Most entrepreneurs don’t fail.
They win.
They build something that works. Something profitable. Something with staff, customers, reputation, and recurring revenue. And that’s the moment the real shift happens.
Because once you’ve got something worth losing, the game changes.
You stop building.
You start protecting.
At first, it feels sensible. Responsible, even. You’ve got people relying on you. Clients paying you monthly. A brand you’ve spent years earning. So you add controls. You add policies. You add process. You add caution.
Then slowly—often without noticing—you add fear.
Fear of breaking what works.
Fear of upsetting customers.
Fear of making the wrong bet.
Fear of losing the thing you finally fought so hard to get.
And that’s when the money starts owning you.
The Invisible Pivot Most MSPs Don’t Notice
In the early days of an MSP, everything is upside. You experiment because you have to. You try new offers. You say yes to strange opportunities. You build systems fast and fix them later. Progress is the goal.
Then revenue stabilises.
You hit a comfortable number. Enough to pay wages. Enough to pay yourself. Enough to breathe.
And suddenly the questions change.
- What if this scares clients?
- What if this upsets Microsoft?
- What if this breaks our MRR?
- What if this fails publicly?
Those are not bad questions—but they’re defensive ones.
They signal a shift from creation to preservation.
From “What could this become?”
To “How do I not lose what I’ve got?”
That’s a dangerous place for an MSP to live.
When Risk Aversion Becomes a Growth Ceiling
MSPs love to talk about risk—especially when it comes to customers.
Security risk. Compliance risk. Business risk.
But we’re often blind to the biggest risk of all: playing not to lose.
When protection becomes the primary strategy, a few things tend to happen:
- You keep selling the same services, even as they commoditise
- You underinvest in new capability because it might not pay off immediately
- You follow vendor narratives instead of forming your own point of view
- You avoid strong positioning because it might alienate “some” prospects
You end up optimising for stability instead of relevance.
And stability feels good—right up until it doesn’t.
Money Is a Tool—Until It Becomes a Cage
There’s a brutal irony here.
The very thing you were trying to achieve—financial security—can quietly become the thing that limits you most.

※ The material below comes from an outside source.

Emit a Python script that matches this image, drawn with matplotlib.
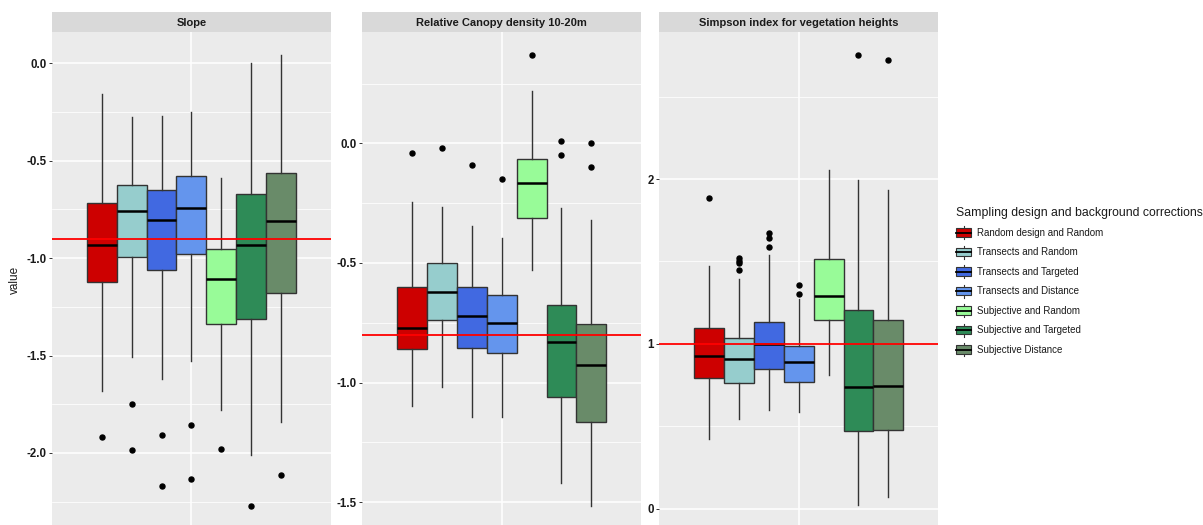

Once your lifestyle, staff, and identity are tied to a specific revenue level, you become highly motivated to defend it. You choose predictability over possibility. You choose safe clients over interesting ones. You choose incremental improvement over meaningful change.
Your calendar fills with maintenance work.
Your thinking narrows.
Your business stops being a vehicle for ideas and starts being a machine you’re afraid to turn off.
That’s when money stops being a tool and starts being a constraint.
Builders Keep Building (Even When It’s Uncomfortable)
The MSPs that continue to grow—really grow—tend to do something different.
They never fully switch into protection mode.
Yes, they secure the basics. Yes, they run a tight operation. But they keep placing intelligent bets:
- New offers that don’t have perfect pricing yet
- Clear, opinionated positioning that repels the wrong clients
- Content that challenges assumptions instead of soothing them
- Investments in capability before demand is obvious
They stay builders first, operators second.
And importantly, they accept that some risk is the cost of staying alive.
The Real Question to Ask Yourself
This isn’t about being reckless. MSPs deal with real responsibility. Clients trust us with their businesses. Teams rely on us for income.
But it is about awareness.
So here’s the uncomfortable question worth sitting with:
At what point did I stop building and start protecting?
And just as importantly:
What am I no longer doing because I’m afraid of losing what I’ve built?
If the honest answers make you uneasy, that’s probably a good sign.
Because entrepreneurs don’t stagnate due to lack of skill or opportunity.
They stagnate when success gives them something worth losing—and they let that fear quietly take control.
The goal isn’t to avoid protection.
The goal is to never let protection replace ambition.